# WRITTEN REQUEST
Give the number of lines holding the string "chart", and nothing else.

# RECORDS TO USE
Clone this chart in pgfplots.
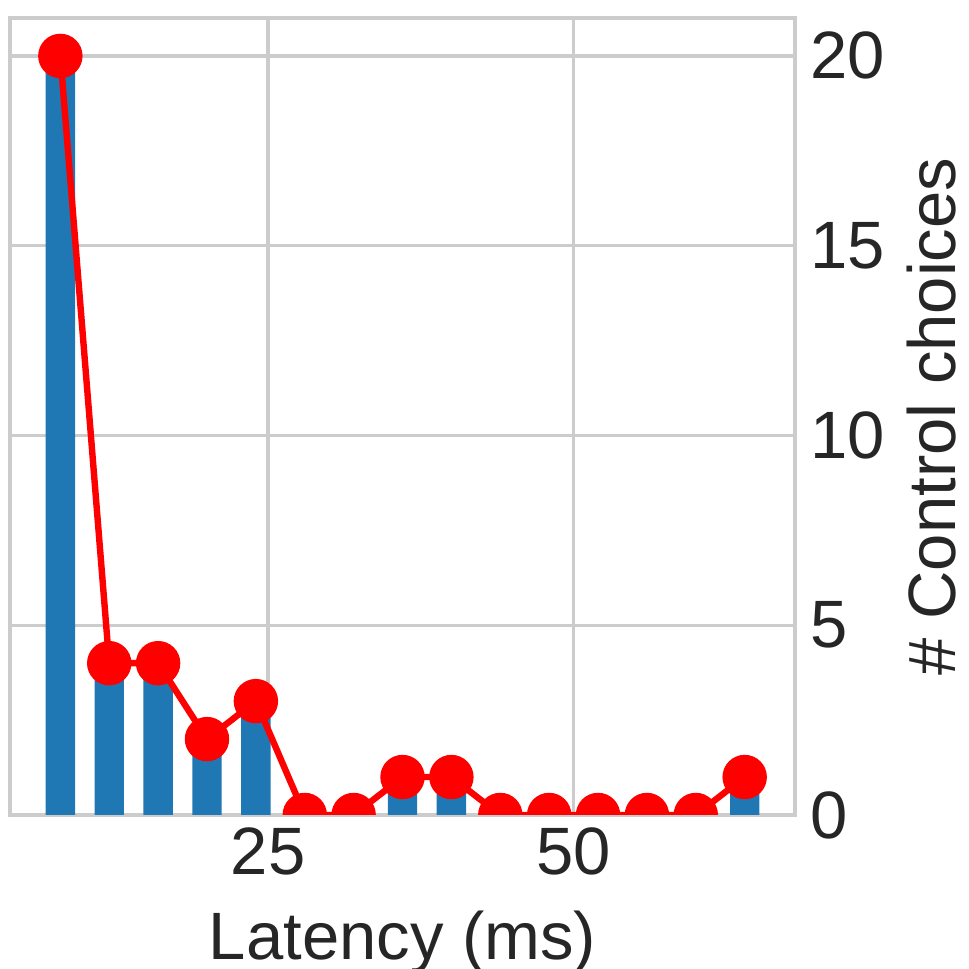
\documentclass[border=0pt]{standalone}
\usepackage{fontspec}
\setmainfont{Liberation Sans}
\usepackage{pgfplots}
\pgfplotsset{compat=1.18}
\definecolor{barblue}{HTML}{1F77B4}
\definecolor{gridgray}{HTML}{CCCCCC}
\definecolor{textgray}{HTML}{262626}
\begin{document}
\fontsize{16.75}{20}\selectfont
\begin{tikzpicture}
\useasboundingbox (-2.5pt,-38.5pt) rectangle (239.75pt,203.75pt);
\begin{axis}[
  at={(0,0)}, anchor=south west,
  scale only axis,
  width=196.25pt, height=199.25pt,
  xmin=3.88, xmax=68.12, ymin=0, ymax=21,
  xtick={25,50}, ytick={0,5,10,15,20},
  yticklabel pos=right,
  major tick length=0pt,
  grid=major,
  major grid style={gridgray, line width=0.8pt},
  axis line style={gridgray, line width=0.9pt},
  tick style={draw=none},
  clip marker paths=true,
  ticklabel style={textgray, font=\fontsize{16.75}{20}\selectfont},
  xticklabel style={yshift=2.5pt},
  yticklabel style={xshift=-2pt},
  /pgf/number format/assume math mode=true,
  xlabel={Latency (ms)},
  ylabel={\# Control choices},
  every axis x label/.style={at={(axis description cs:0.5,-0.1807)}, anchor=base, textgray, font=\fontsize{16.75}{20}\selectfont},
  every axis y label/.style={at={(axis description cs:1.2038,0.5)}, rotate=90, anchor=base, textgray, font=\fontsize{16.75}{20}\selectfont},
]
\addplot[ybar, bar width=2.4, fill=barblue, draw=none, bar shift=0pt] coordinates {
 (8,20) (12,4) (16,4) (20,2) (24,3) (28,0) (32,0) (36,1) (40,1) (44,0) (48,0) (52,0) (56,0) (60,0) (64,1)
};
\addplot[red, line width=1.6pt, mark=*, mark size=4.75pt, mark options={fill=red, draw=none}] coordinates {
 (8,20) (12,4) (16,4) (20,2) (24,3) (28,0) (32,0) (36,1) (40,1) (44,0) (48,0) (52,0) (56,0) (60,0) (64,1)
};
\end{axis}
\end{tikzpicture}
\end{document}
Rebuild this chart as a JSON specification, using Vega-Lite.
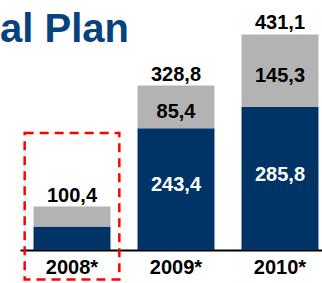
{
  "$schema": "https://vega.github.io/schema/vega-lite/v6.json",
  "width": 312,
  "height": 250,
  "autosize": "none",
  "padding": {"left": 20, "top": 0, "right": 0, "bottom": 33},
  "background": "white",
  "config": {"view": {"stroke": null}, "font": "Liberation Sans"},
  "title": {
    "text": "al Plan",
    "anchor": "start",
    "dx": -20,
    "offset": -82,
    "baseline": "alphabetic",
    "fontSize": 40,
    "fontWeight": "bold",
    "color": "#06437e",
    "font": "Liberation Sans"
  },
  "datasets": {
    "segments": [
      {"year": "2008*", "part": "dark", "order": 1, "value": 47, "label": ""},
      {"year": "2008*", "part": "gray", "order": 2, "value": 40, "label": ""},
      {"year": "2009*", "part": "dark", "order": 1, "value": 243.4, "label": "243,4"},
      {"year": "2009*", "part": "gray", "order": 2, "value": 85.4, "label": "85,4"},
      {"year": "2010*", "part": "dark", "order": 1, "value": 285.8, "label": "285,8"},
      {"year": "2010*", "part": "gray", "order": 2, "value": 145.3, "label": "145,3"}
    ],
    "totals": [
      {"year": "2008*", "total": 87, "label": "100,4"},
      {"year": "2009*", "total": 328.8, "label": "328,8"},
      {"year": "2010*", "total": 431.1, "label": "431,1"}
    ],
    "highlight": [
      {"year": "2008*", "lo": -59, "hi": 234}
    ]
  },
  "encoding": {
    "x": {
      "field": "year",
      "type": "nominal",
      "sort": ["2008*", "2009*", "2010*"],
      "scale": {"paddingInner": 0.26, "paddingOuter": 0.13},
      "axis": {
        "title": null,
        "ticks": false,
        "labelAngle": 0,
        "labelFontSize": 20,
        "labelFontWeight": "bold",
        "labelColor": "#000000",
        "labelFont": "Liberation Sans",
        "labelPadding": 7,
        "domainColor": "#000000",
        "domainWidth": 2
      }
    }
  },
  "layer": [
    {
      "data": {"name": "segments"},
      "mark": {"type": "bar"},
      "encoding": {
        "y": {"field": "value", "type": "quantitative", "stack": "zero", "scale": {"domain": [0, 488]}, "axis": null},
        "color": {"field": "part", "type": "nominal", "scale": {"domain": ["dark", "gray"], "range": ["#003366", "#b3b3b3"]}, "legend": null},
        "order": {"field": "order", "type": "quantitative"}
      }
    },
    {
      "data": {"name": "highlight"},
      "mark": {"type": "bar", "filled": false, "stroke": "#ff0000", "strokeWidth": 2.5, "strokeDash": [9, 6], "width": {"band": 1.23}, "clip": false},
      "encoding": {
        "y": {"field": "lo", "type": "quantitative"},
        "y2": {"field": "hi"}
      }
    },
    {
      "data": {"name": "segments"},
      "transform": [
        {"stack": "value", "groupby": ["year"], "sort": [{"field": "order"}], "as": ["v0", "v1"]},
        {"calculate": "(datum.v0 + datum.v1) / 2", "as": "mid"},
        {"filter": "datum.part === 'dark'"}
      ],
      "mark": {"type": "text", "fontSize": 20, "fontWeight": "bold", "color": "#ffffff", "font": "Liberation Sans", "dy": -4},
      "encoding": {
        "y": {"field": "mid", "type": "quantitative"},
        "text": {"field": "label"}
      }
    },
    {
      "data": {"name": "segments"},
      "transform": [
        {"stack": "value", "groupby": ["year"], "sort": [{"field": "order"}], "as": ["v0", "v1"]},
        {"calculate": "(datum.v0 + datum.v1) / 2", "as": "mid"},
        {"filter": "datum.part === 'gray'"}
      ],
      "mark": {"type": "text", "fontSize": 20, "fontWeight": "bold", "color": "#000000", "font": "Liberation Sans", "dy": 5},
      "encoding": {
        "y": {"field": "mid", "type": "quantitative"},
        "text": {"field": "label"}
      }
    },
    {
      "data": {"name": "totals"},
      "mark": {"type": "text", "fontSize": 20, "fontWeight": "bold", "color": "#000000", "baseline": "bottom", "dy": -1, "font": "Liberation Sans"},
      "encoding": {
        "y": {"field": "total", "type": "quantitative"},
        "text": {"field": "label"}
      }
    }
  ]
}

# RESPONSE TO THE EXERCISE
2